### JOB
Reproduce nothing but the lines from the start of the material through the line that includes "const categoryLevel = 14.5;", both ends included, and omit every picture.

### PROVIDED DATA
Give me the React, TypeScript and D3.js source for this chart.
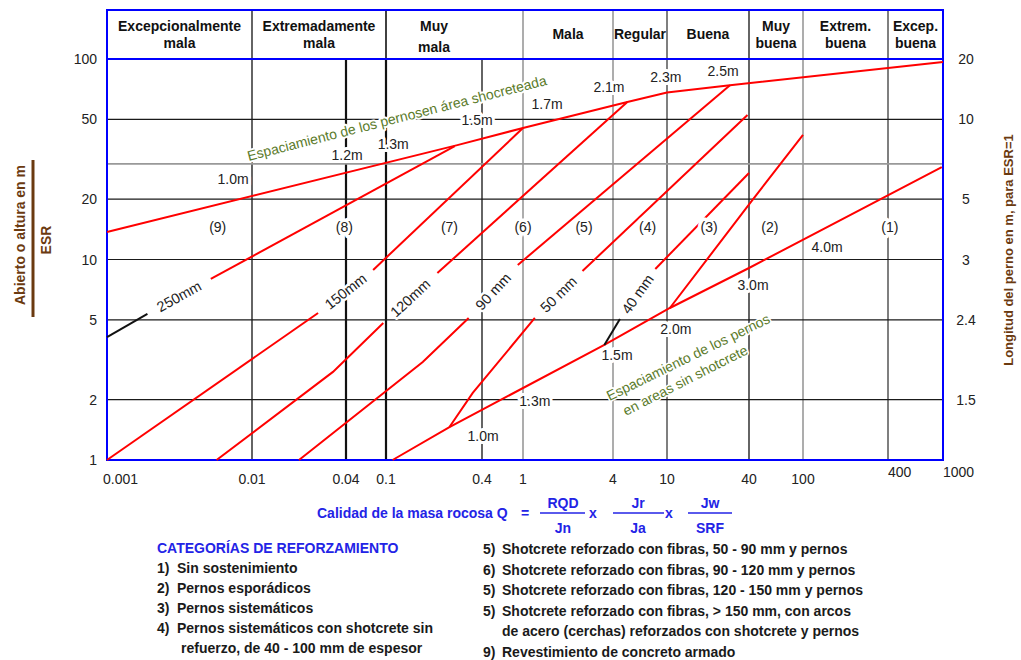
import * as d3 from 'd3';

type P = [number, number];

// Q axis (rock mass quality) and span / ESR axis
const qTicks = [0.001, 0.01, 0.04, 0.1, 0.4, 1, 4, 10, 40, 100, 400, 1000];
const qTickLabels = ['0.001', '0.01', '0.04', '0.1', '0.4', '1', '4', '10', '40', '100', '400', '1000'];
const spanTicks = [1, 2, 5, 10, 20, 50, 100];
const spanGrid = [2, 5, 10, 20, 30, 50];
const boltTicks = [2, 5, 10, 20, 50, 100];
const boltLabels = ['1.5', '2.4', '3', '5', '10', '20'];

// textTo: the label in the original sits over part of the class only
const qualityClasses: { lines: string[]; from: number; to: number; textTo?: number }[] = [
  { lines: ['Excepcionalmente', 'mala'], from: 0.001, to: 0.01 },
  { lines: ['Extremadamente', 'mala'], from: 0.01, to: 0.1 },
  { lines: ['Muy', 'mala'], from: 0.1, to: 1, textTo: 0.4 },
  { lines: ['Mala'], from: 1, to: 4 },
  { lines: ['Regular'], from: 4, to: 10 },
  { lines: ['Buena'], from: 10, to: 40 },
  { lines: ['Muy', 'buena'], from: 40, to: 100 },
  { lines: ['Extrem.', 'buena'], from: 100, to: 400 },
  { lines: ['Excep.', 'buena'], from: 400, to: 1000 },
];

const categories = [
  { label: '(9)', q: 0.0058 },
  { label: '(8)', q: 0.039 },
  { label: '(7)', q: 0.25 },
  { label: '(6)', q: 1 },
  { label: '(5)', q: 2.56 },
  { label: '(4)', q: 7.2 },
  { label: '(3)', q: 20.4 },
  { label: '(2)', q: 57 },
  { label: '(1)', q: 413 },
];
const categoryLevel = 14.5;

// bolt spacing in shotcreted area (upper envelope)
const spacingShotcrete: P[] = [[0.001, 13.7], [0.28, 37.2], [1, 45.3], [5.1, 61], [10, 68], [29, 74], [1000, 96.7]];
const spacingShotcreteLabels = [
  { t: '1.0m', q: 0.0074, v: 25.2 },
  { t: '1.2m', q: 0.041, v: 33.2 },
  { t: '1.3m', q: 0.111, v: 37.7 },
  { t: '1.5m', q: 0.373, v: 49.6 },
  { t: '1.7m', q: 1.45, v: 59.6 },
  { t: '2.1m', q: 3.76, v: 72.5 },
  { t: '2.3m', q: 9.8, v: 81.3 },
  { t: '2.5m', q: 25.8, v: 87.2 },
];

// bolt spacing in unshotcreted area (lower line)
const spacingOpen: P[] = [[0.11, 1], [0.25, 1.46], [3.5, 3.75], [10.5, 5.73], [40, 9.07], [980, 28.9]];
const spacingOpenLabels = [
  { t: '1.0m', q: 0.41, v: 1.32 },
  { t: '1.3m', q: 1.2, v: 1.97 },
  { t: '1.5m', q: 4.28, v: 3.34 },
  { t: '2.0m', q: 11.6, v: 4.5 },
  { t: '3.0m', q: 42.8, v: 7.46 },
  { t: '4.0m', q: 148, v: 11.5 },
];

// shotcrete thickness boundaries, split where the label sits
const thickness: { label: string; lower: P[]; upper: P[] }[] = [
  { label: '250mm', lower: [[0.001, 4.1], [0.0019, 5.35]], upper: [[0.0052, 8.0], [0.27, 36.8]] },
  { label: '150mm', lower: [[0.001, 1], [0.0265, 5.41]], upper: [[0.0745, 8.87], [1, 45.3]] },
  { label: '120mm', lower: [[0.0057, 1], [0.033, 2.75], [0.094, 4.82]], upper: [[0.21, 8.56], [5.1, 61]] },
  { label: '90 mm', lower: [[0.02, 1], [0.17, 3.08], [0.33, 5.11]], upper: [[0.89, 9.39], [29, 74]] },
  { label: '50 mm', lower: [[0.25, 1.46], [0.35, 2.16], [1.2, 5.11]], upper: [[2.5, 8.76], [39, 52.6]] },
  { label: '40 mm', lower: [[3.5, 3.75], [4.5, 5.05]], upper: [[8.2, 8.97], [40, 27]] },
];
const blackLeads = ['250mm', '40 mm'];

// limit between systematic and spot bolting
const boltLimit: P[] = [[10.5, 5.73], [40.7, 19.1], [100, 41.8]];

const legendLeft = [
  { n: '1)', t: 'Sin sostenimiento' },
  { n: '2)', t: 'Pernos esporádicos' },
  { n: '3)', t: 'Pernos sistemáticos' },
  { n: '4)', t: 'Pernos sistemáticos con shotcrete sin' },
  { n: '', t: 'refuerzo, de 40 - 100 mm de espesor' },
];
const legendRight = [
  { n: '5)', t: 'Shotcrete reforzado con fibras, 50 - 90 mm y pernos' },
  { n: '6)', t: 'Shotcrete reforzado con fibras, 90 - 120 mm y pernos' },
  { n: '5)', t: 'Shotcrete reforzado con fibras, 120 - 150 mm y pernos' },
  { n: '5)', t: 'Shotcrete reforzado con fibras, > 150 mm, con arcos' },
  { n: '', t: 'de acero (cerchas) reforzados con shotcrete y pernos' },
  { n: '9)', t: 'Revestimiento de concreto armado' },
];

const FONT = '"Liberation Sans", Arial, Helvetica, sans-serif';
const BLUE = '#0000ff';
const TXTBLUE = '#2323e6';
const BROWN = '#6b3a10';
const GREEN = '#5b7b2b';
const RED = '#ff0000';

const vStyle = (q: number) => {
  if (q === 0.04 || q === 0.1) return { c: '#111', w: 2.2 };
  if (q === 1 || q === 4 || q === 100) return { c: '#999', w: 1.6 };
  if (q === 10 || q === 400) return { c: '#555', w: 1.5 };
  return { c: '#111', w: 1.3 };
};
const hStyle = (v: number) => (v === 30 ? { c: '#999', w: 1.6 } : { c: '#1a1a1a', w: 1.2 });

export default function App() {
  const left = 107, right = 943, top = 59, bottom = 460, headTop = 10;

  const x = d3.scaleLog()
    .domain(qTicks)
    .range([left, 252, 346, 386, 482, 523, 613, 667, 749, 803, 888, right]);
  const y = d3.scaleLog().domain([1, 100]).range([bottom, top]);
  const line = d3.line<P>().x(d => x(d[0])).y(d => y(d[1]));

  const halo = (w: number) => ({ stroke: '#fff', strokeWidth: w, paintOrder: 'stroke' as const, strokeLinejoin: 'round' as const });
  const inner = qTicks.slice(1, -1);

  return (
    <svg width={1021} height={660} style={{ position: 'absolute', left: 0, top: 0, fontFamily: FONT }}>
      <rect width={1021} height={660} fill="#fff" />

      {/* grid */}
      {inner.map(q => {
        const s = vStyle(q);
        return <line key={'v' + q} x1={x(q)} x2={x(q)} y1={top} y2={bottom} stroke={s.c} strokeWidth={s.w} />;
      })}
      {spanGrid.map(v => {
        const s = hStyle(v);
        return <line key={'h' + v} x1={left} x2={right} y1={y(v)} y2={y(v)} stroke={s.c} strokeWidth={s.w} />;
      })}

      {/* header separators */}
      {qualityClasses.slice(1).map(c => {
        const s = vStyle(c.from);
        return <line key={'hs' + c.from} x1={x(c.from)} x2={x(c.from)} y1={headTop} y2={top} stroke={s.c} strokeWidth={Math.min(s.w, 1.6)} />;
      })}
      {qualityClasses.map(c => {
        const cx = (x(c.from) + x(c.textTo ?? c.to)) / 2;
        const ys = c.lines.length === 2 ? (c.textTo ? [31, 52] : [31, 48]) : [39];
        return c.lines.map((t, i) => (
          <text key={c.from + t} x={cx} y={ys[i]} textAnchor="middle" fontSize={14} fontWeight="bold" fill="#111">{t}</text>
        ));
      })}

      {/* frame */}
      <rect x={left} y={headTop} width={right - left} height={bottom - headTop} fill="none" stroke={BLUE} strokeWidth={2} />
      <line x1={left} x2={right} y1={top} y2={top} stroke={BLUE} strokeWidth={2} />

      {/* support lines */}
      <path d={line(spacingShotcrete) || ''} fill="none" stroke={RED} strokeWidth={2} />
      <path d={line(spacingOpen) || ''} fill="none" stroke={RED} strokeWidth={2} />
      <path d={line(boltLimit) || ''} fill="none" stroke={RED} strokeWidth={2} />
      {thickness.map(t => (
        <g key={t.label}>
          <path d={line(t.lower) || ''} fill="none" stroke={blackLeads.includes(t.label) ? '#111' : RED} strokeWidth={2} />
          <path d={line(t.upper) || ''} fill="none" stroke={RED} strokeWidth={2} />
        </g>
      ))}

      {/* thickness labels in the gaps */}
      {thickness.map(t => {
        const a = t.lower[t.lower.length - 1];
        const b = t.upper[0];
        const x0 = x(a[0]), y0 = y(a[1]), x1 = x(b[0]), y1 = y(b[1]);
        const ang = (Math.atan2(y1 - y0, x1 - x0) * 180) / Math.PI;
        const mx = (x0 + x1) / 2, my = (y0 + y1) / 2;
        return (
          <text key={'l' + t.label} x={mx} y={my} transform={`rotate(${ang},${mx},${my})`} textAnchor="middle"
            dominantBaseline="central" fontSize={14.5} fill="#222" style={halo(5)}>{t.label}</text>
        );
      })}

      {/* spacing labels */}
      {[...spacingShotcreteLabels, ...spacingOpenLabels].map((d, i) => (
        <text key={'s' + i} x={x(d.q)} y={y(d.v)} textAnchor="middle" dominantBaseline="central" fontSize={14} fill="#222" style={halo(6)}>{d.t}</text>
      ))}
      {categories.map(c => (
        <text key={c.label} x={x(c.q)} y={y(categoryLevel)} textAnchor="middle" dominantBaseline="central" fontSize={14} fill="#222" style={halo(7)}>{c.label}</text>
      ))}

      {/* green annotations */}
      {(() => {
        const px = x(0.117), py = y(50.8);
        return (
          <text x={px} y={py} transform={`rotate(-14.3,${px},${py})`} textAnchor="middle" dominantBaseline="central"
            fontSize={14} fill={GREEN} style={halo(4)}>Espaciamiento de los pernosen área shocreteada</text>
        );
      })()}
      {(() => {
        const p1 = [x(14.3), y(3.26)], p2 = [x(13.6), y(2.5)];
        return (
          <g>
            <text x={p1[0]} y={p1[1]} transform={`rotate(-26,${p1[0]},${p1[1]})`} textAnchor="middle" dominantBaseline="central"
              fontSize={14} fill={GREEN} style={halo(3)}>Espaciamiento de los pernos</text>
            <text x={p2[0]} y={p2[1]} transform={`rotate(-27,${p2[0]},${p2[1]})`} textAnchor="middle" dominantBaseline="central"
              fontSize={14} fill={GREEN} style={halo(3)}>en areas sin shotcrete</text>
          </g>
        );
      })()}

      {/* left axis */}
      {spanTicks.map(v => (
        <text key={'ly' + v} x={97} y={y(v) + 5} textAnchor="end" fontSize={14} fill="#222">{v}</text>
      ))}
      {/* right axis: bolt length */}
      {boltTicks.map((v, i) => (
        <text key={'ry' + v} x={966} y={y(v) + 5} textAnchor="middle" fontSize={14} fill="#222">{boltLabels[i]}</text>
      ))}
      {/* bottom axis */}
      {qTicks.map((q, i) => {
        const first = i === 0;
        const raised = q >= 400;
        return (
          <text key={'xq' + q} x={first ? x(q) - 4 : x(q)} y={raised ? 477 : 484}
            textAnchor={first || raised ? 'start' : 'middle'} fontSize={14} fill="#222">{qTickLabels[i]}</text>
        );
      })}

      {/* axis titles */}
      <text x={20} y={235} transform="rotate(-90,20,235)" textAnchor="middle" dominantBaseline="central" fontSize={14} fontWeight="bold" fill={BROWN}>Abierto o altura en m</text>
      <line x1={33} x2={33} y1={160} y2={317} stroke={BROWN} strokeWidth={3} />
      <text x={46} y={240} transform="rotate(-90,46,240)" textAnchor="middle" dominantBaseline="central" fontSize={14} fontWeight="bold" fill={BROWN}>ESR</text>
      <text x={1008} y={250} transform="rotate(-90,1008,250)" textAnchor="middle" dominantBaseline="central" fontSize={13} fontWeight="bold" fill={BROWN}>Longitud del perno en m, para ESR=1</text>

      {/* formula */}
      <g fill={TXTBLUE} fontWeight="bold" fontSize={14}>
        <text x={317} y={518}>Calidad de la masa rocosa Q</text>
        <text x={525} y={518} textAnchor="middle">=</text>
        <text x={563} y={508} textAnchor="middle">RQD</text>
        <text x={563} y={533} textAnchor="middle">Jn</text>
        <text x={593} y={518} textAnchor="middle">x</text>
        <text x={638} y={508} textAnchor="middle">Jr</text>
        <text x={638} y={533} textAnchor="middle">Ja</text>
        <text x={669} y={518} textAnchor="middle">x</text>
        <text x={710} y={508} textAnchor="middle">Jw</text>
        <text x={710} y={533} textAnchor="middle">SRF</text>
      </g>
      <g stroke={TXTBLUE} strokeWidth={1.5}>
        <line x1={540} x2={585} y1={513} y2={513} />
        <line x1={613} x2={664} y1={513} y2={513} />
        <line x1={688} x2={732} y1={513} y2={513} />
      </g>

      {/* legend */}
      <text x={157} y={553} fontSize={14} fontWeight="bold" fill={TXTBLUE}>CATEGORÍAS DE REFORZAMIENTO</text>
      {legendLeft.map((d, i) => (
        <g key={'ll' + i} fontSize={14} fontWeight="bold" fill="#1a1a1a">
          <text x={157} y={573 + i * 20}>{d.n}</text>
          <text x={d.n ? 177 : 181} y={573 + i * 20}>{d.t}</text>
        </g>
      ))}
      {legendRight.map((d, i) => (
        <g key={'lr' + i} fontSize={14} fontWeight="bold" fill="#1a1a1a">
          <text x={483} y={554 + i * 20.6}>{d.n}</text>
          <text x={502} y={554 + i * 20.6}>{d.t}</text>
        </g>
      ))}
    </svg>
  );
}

### WRITTEN SOLUTION
Give me the React, TypeScript and D3.js source for this chart.
import * as d3 from 'd3';

type P = [number, number];

// Q axis (rock mass quality) and span / ESR axis
const qTicks = [0.001, 0.01, 0.04, 0.1, 0.4, 1, 4, 10, 40, 100, 400, 1000];
const qTickLabels = ['0.001', '0.01', '0.04', '0.1', '0.4', '1', '4', '10', '40', '100', '400', '1000'];
const spanTicks = [1, 2, 5, 10, 20, 50, 100];
const spanGrid = [2, 5, 10, 20, 30, 50];
const boltTicks = [2, 5, 10, 20, 50, 100];
const boltLabels = ['1.5', '2.4', '3', '5', '10', '20'];

// textTo: the label in the original sits over part of the class only
const qualityClasses: { lines: string[]; from: number; to: number; textTo?: number }[] = [
  { lines: ['Excepcionalmente', 'mala'], from: 0.001, to: 0.01 },
  { lines: ['Extremadamente', 'mala'], from: 0.01, to: 0.1 },
  { lines: ['Muy', 'mala'], from: 0.1, to: 1, textTo: 0.4 },
  { lines: ['Mala'], from: 1, to: 4 },
  { lines: ['Regular'], from: 4, to: 10 },
  { lines: ['Buena'], from: 10, to: 40 },
  { lines: ['Muy', 'buena'], from: 40, to: 100 },
  { lines: ['Extrem.', 'buena'], from: 100, to: 400 },
  { lines: ['Excep.', 'buena'], from: 400, to: 1000 },
];

const categories = [
  { label: '(9)', q: 0.0058 },
  { label: '(8)', q: 0.039 },
  { label: '(7)', q: 0.25 },
  { label: '(6)', q: 1 },
  { label: '(5)', q: 2.56 },
  { label: '(4)', q: 7.2 },
  { label: '(3)', q: 20.4 },
  { label: '(2)', q: 57 },
  { label: '(1)', q: 413 },
];
const categoryLevel = 14.5;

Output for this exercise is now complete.